Plotting code records
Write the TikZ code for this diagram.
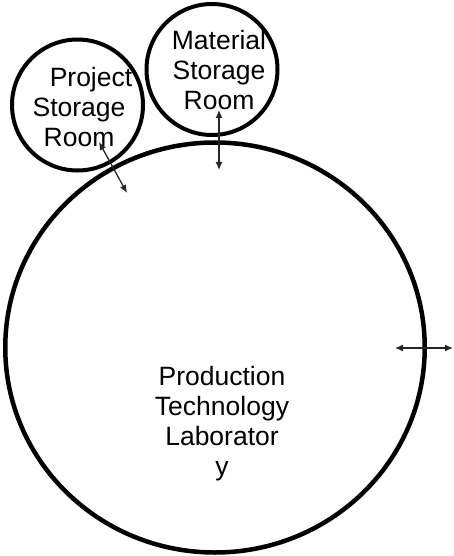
\documentclass[tikz,border=0pt]{standalone}
\usepackage{fontspec}
\setmainfont{Liberation Sans}
\usetikzlibrary{shapes.geometric,arrows.meta}

\tikzset{
  room/.style={draw, circle, line width=4pt, inner sep=0pt, minimum size=131pt},
  roomtext/.style={align=center, inner sep=0pt, font=\fontsize{26.5}{30}\selectfont},
  door/.style={line width=1.3pt, black!85, {Latex[length=8pt,width=7pt]}-{Latex[length=8pt,width=7pt]}}
}

\begin{document}
\begin{tikzpicture}[x=1pt,y=-1pt]

  \useasboundingbox (0,0) rectangle (454,556);

  % the laboratory
  \node[draw, ellipse, line width=4.5pt, inner sep=0pt, minimum width=419.5pt, minimum height=410pt] (lab) at (215,347.5) {};
  \node[roomtext, anchor=base] (labtext) at (222,475) {Production\\Technology\\Laborator\\y};

  % storage rooms
  \node[room] (project) at (77.5,105) {};
  \node[roomtext, anchor=base] (projecttext) at (79,147) {\hspace*{24pt}Project\\Storage\\Room};
  \node[room] (material) at (212,69.5) {};
  \node[roomtext, anchor=base] (materialtext) at (219,110) {Material\\Storage\\Room};

  % doors
  \coordinate (p1) at (99,142);
  \coordinate (p2) at (127,193);
  \coordinate (m1) at (219,110);
  \coordinate (m2) at (219,170);
  \coordinate (e1) at (395,348);
  \coordinate (e2) at (453,348);
  \draw[door] (p1) -- (p2);
  \draw[door] (m1) -- (m2);
  \draw[door] (e1) -- (e2);

\end{tikzpicture}
\end{document}
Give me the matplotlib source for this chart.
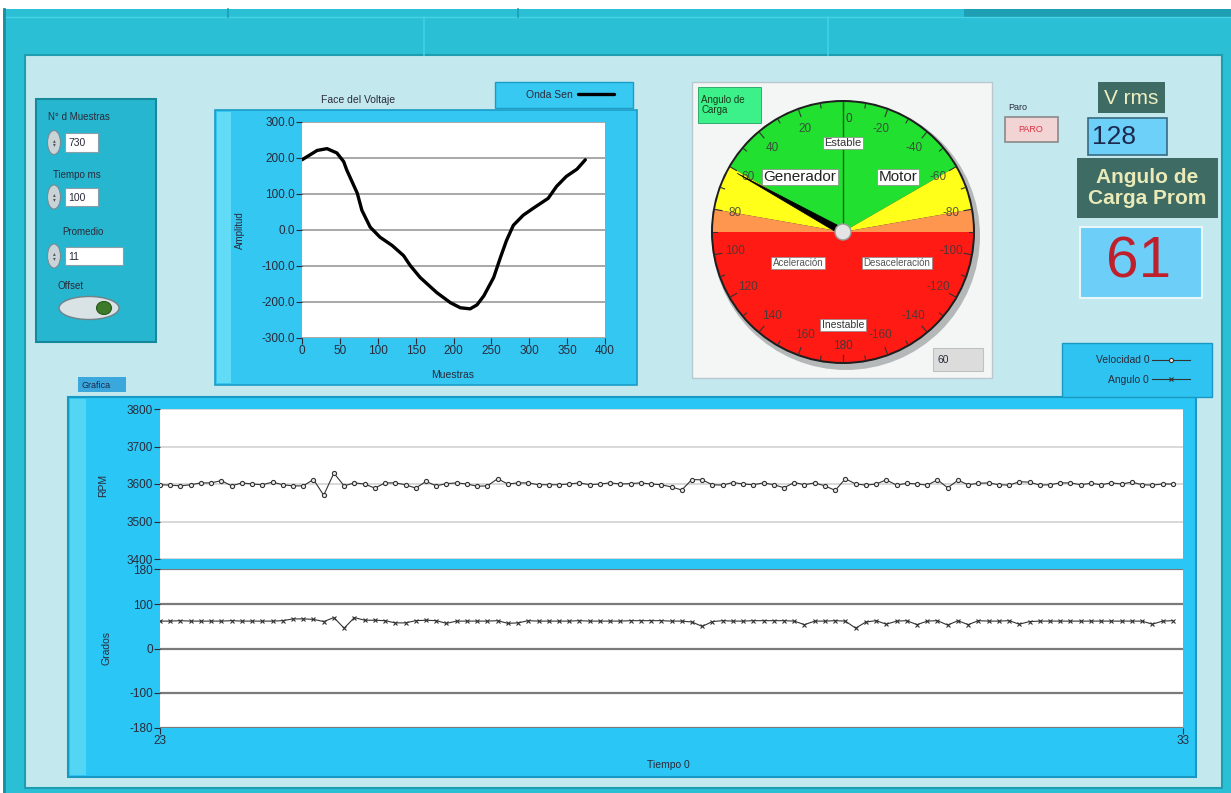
import numpy as np
import matplotlib
matplotlib.use("Agg")
import matplotlib.pyplot as plt
from matplotlib.patches import Rectangle, Wedge, Circle, Ellipse, Polygon

# ==========================================
# DATOS LEIDOS DEL PANEL
# ==========================================
# Fase del voltaje (Onda Sen)
muestras = [0, 20, 33, 46, 55, 59, 73, 79, 90, 103, 119, 134, 143, 156, 178, 196,
            209, 222, 231, 240, 253, 262, 270, 279, 292, 305, 325, 336, 349, 363, 374]
amplitud = [195, 221, 226, 214, 190, 167, 102, 55, 8, -20, -43, -71, -99, -132, -174, -202,
            -216, -219, -208, -183, -132, -76, -29, 13, 41, 60, 88, 121, 149, 169, 195]

# Grafica inferior: velocidad (RPM) y angulo (grados), un punto cada 0.1 s desde t=23
t_inicio = 23
dt = 0.1
velocidad = [3598, 3597, 3595, 3598, 3603, 3603, 3609, 3595, 3603, 3600,
             3598, 3605, 3598, 3595, 3595, 3612, 3570, 3629, 3595, 3603,
             3600, 3589, 3603, 3603, 3598, 3589, 3607, 3595, 3601, 3603,
             3600, 3594, 3595, 3614, 3600, 3603, 3603, 3598, 3598, 3598,
             3600, 3603, 3598, 3600, 3603, 3600, 3601, 3603, 3600, 3598,
             3592, 3584, 3612, 3611, 3598, 3597, 3604, 3600, 3598, 3603,
             3598, 3590, 3604, 3598, 3603, 3595, 3583, 3614, 3600, 3597,
             3600, 3611, 3597, 3602, 3600, 3597, 3611, 3590, 3610, 3598,
             3602, 3603, 3598, 3597, 3606, 3605, 3597, 3598, 3603, 3603,
             3598, 3602, 3598, 3603, 3600, 3605, 3598, 3597, 3600, 3600]
angulo = [62, 62, 63, 62, 62, 62, 62, 63, 62, 62,
          62, 62, 63, 67, 67, 66, 61, 70, 46, 70,
          64, 64, 63, 58, 58, 63, 64, 63, 57, 62,
          62, 62, 62, 63, 57, 58, 63, 62, 62, 62,
          62, 63, 62, 62, 62, 62, 63, 63, 63, 63,
          62, 62, 60, 50, 61, 63, 62, 62, 63, 63,
          63, 63, 62, 54, 62, 62, 63, 62, 46, 60,
          63, 55, 62, 63, 54, 62, 63, 53, 63, 54,
          63, 62, 62, 63, 55, 61, 62, 62, 62, 62,
          62, 62, 62, 62, 62, 62, 62, 55, 62, 63]

# Indicadores
angulo_carga = 61
angulo_display = 60
v_rms = 128
angulo_prom = 61
n_muestras = 730
tiempo_ms = 100
promedio = 11

gauge_izq = [20, 40, 60, 80, 100, 120, 140, 160]
gauge_der = [-20, -40, -60, -80, -100, -120, -140, -160]

# ==========================================
# FIGURA Y FONDO (coordenadas en pixeles)
# ==========================================
W, H = 1231, 793
plt.rcParams['font.family'] = ['Liberation Sans', 'DejaVu Sans']
plt.rcParams['axes.unicode_minus'] = False
NARROW = ['Liberation Sans Narrow', 'Liberation Sans', 'DejaVu Sans']
TXT = '#2a2a3a'

fig = plt.figure(figsize=(W / 100, H / 100), dpi=100)
fig.patch.set_facecolor('white')
bg = fig.add_axes([0, 0, 1, 1])
bg.set_xlim(0, W)
bg.set_ylim(H, 0)
bg.axis('off')


def caja(x0, y0, x1, y1, fc, ec='none', lw=1, z=1):
    bg.add_patch(Rectangle((x0, y0), x1 - x0, y1 - y0, facecolor=fc, edgecolor=ec, linewidth=lw, zorder=z))


def ejes(x0, y0, x1, y1):
    return fig.add_axes([x0 / W, 1 - y1 / H, (x1 - x0) / W, (y1 - y0) / H])


def estilo(ax, size=8):
    for s in ax.spines.values():
        s.set_visible(False)
    ax.tick_params(direction='out', length=4, width=0.8, colors=TXT, labelsize=size, pad=1)
    for lab in ax.get_xticklabels() + ax.get_yticklabels():
        lab.set_family(NARROW)


# marco exterior
caja(3, 9, W, H, '#2bbfd5')
caja(964, 9, W, 17, '#1e9fb3')
bg.plot([3, W], [17, 17], color='#45d4e6', lw=1)
for x in (228, 518):
    bg.plot([x, x], [9, 17], color='#1a9fb3', lw=1.2)
for x in (424, 828):
    bg.plot([x, x], [17, 55], color='#3fd2e4', lw=1.2)
bg.plot([4, 4], [9, H], color='#1a8fa2', lw=2)
caja(25, 55, 1222, 788, '#c3e9ef', '#1e9db0', 1.5)

# ==========================================
# CONTROLES IZQUIERDA
# ==========================================
caja(36, 99, 156, 342, '#27b6cf', '#17889c', 1.5, z=2)
bg.text(48, 117, 'N° d Muestras', fontsize=7, color=TXT, va='center', family=NARROW, zorder=3)
bg.text(53, 175, 'Tiempo ms', fontsize=7, color=TXT, va='center', family=NARROW, zorder=3)
bg.text(62, 232, 'Promedio', fontsize=7, color=TXT, va='center', family=NARROW, zorder=3)
bg.text(58, 286, 'Offset', fontsize=7, color=TXT, va='center', family=NARROW, zorder=3)
for (y0, y1, x1, val) in [(133, 152, 98, n_muestras), (188, 206, 98, tiempo_ms), (247, 265, 123, promedio)]:
    bg.add_patch(Ellipse((54, (y0 + y1) / 2), 13, 24, facecolor='#c8d4d8', edgecolor='#7a8a90', lw=0.8, zorder=3))
    bg.text(54, (y0 + y1) / 2, '▴\n▾', fontsize=4, color='#555555', ha='center', va='center', linespacing=0.9, zorder=4)
    caja(65, y0, x1, y1, 'white', '#8aa0a8', 0.8, z=3)
    bg.text(68, (y0 + y1) / 2 + 1, str(val), fontsize=7.5, color=TXT, va='center', family=NARROW, zorder=4)
bg.add_patch(Ellipse((89, 308), 60, 23, facecolor='#d9e2e4', edgecolor='#6f8288', lw=1, zorder=3))
bg.add_patch(Ellipse((104, 308), 15, 13, facecolor='#3d7a2a', edgecolor='#2a5a1c', lw=0.8, zorder=4))

# ==========================================
# GRAFICA: FASE DEL VOLTAJE
# ==========================================
caja(215, 110, 637, 385, '#33c7f2', '#1a9cc8', 1.2, z=2)
caja(217, 112, 231, 383, '#62dbf7', z=2)
bg.text(358, 100, 'Face del Voltaje', fontsize=7.5, color=TXT, ha='center', va='center', family=NARROW)
bg.text(240, 230, 'Amplitud', fontsize=7, color=TXT, rotation=90, ha='center', va='center', family=NARROW, zorder=3)
bg.text(453, 375, 'Muestras', fontsize=7.5, color=TXT, ha='center', va='center', family=NARROW, zorder=3)

axw = ejes(302, 122, 605, 338)
axw.set_zorder(3)
axw.set_facecolor('white')
wline, = axw.plot(muestras, amplitud, color='black', lw=2.4, solid_joinstyle='round', solid_capstyle='round')
axw.set_xlim(0, 400)
axw.set_ylim(-300, 300)
axw.set_xticks(range(0, 401, 50))
axw.set_yticks(range(-300, 301, 100))
axw.set_yticklabels([f'{v:.1f}' for v in range(-300, 301, 100)])
axw.yaxis.grid(True, color='#9a9a9a', lw=1.2)
axw.set_axisbelow(True)
estilo(axw, 8.5)

# leyenda "Onda Sen"
caja(495, 82, 633, 108, '#38c9f3', '#1a9cc8', 1, z=2)
lw_ = fig.legend([wline], ['Onda Sen'], loc='center right', bbox_to_anchor=(620 / W, 1 - 95 / H),
                 markerfirst=False, frameon=False, fontsize=7.5, handlelength=3.4, borderpad=0.1,
                 handletextpad=0.5, labelcolor=TXT)
for t in lw_.get_texts():
    t.set_family(NARROW)

# ==========================================
# INDICADOR: ANGULO DE CARGA
# ==========================================
caja(692, 82, 992, 378, '#f4f6f6', '#b8c8cc', 1, z=2)
caja(698, 87, 761, 123, '#3cf08a', '#20a060', 0.6, z=3)
bg.text(701, 105, 'Angulo de\nCarga', fontsize=7, color='#1a3a1a', va='center', family=NARROW,
        linespacing=1.1, zorder=4)
caja(933, 348, 983, 371, '#dcdcdc', '#c0c0c0', 0.8, z=3)
bg.text(938, 360, str(angulo_display), fontsize=7.5, color=TXT, va='center', family=NARROW, zorder=4)

axg = ejes(693, 82, 993, 382)
axg.set_zorder(4)
axg.set_xlim(-150, 150)
axg.set_ylim(-150, 150)
axg.axis('off')
R = 130
axg.add_patch(Circle((3, -4), R + 4, facecolor='#8a9090', edgecolor='none', alpha=0.6))
axg.add_patch(Circle((0, 0), R + 2, facecolor='#1e1e1e', edgecolor='none'))
for t1, t2, c in [(30, 150, '#22e030'), (150, 170, '#ffff1a'), (10, 30, '#ffff1a'),
                  (170, 180, '#ff9650'), (0, 10, '#ff9650'), (180, 360, '#ff1a14')]:
    axg.add_patch(Wedge((0, 0), R, t1, t2, facecolor=c, edgecolor='none'))
for v in range(0, 181, 10):
    for a in (90 + v, 90 - v):
        r0 = R - 7 if v % 20 == 0 else R - 4
        ra = np.deg2rad(a)
        axg.plot([r0 * np.cos(ra), R * np.cos(ra)], [r0 * np.sin(ra), R * np.sin(ra)], color='#333333', lw=0.8)
for v, lab in zip(gauge_izq, gauge_izq):
    ra = np.deg2rad(90 + v)
    axg.text(110 * np.cos(ra), 110 * np.sin(ra), str(lab), fontsize=8.5, color='#3a3a3a',
             ha='center', va='center', family=NARROW, alpha=0.85)
for v, lab in zip(gauge_izq, gauge_der):
    ra = np.deg2rad(90 - v)
    axg.text(110 * np.cos(ra), 110 * np.sin(ra), str(lab), fontsize=8.5, color='#3a3a3a',
             ha='center', va='center', family=NARROW, alpha=0.85)
axg.text(3, 113, '0', fontsize=8.5, color='#3a3a3a', ha='left', va='center', family=NARROW)
axg.text(0, -114, '180', fontsize=8.5, color='#3a3a3a', ha='center', va='center', family=NARROW)
axg.plot([0, 0], [0, R], color='#0a6a0a', lw=1)

caja_txt = dict(facecolor='white', edgecolor='#888888', linewidth=0.5, pad=1.0)
axg.text(0, 89, 'Estable', fontsize=8, color='#333333', ha='center', va='center', bbox=caja_txt)
axg.text(-43, 55, 'Generador', fontsize=11, color='#222222', ha='center', va='center', bbox=caja_txt)
axg.text(55, 55, 'Motor', fontsize=11, color='#222222', ha='center', va='center', bbox=caja_txt)
axg.text(-45, -31, 'Aceleración', fontsize=7, color='#555555', ha='center', va='center', bbox=caja_txt, family=NARROW)
axg.text(54, -31, 'Desaceleración', fontsize=7, color='#555555', ha='center', va='center', bbox=caja_txt, family=NARROW)
axg.text(0, -93, 'Inestable', fontsize=7.5, color='#333333', ha='center', va='center', bbox=caja_txt, family=NARROW)

# aguja
th = np.deg2rad(90 + angulo_carga)
px, py = -np.sin(th), np.cos(th)
axg.add_patch(Polygon([(121 * np.cos(th), 121 * np.sin(th)), (3.5 * px, 3.5 * py), (-3.5 * px, -3.5 * py)],
                      closed=True, facecolor='black', edgecolor='black', lw=0.5, zorder=5))
axg.add_patch(Circle((0, 0), 8, facecolor='#e4e4e4', edgecolor='#9a9a9a', lw=1, zorder=6))

# ==========================================
# INDICADORES DERECHA
# ==========================================
bg.text(1008, 108, 'Paro', fontsize=6.5, color=TXT, va='center', family=NARROW)
caja(1005, 117, 1058, 142, '#f2d4d4', '#8a8a8a', 1.2, z=2)
bg.text(1031, 129, 'PARO', fontsize=6.5, color='#e03040', ha='center', va='center', family=NARROW, zorder=3)

caja(1098, 82, 1165, 113, '#3e6b64', z=2)
bg.text(1131, 98, 'V rms', fontsize=15, color='#eeeec0', ha='center', va='center', zorder=3)
caja(1088, 118, 1167, 155, '#6dd0f8', '#3a6a80', 1.2, z=2)
bg.text(1092, 137, str(v_rms), fontsize=19, color='#1c2a50', ha='left', va='center', zorder=3)
caja(1077, 158, 1218, 218, '#3e6b64', z=2)
bg.text(1147, 188, 'Angulo de\nCarga Prom', fontsize=15, fontweight='bold', color='#eaeab8',
        ha='center', va='center', linespacing=1.15, zorder=3)
caja(1080, 227, 1202, 298, '#6dcff7', '#e8f6fa', 1.5, z=2)
bg.text(1139, 263, str(angulo_prom), fontsize=42, color='#c0202c', ha='center', va='center',
        family=NARROW, zorder=3)

# ==========================================
# GRAFICA INFERIOR: VELOCIDAD Y ANGULO
# ==========================================
caja(78, 377, 126, 392, '#3aa8dc', z=2)
bg.text(81, 385, 'Grafica', fontsize=6.5, color='#1a2a4a', va='center', family=NARROW, zorder=3)
caja(68, 397, 1196, 777, '#2ac6f5', '#1a98c4', 1.5, z=2)
caja(70, 399, 86, 775, '#52d6f4', z=2)
caja(1062, 343, 1212, 397, '#2ec3f1', '#1a98c4', 1, z=2)

tiempo = t_inicio + dt * np.arange(len(velocidad))

ax1 = ejes(160, 409, 1183, 559)
ax1.set_zorder(3)
ax1.set_facecolor('white')
l1, = ax1.plot(tiempo, velocidad, color='#333333', lw=0.8, marker='o', ms=3, mfc='#e8e8e8',
               mec='#333333', mew=0.8)
ax1.set_xlim(23, 33)
ax1.set_ylim(3400, 3800)
ax1.set_yticks([3400, 3500, 3600, 3700, 3800])
ax1.set_xticks([])
ax1.yaxis.grid(True, color='#d2d2d2', lw=1.2)
ax1.set_axisbelow(True)
estilo(ax1, 8.5)

ax2 = ejes(160, 569, 1183, 728)
ax2.set_zorder(3)
ax2.set_facecolor('white')
l2, = ax2.plot(tiempo, angulo, color='#333333', lw=0.8, marker='x', ms=3, mec='#333333', mew=0.8)
ax2.set_xlim(23, 33)
ax2.set_ylim(-180, 180)
ax2.set_yticks([-180, -100, 0, 100, 180])
ax2.set_xticks([23, 33])
ax2.yaxis.grid(True, color='#7a7a7a', lw=1.6)
ax2.set_axisbelow(True)
estilo(ax2, 8.5)

bg.text(103, 485, 'RPM', fontsize=7.5, color=TXT, rotation=90, ha='center', va='center', family=NARROW, zorder=3)
bg.text(106, 648, 'Grados', fontsize=7.5, color=TXT, rotation=90, ha='center', va='center', family=NARROW, zorder=3)
bg.text(668, 765, 'Tiempo 0', fontsize=7.5, color=TXT, ha='center', va='center', family=NARROW, zorder=3)

lg = fig.legend([l1, l2], ['Velocidad 0', 'Angulo 0'], loc='center right',
                bbox_to_anchor=(1196 / W, 1 - 370 / H), markerfirst=False, frameon=False,
                fontsize=7.5, handlelength=3.6, borderpad=0.1, labelspacing=0.9, handletextpad=0.3,
                labelcolor=TXT)
for t in lg.get_texts():
    t.set_family(NARROW)

plt.savefig('out.png', dpi=100)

» Directions
The images in the entries above should be left out; please reproduce exactly the lines from the first through the one containing "(0,0) rectangle (454,556);".

» Written solution
Write the TikZ code for this diagram.
\documentclass[tikz,border=0pt]{standalone}
\usepackage{fontspec}
\setmainfont{Liberation Sans}
\usetikzlibrary{shapes.geometric,arrows.meta}

\tikzset{
  room/.style={draw, circle, line width=4pt, inner sep=0pt, minimum size=131pt},
  roomtext/.style={align=center, inner sep=0pt, font=\fontsize{26.5}{30}\selectfont},
  door/.style={line width=1.3pt, black!85, {Latex[length=8pt,width=7pt]}-{Latex[length=8pt,width=7pt]}}
}

\begin{document}
\begin{tikzpicture}[x=1pt,y=-1pt]

  \useasboundingbox (0,0) rectangle (454,556);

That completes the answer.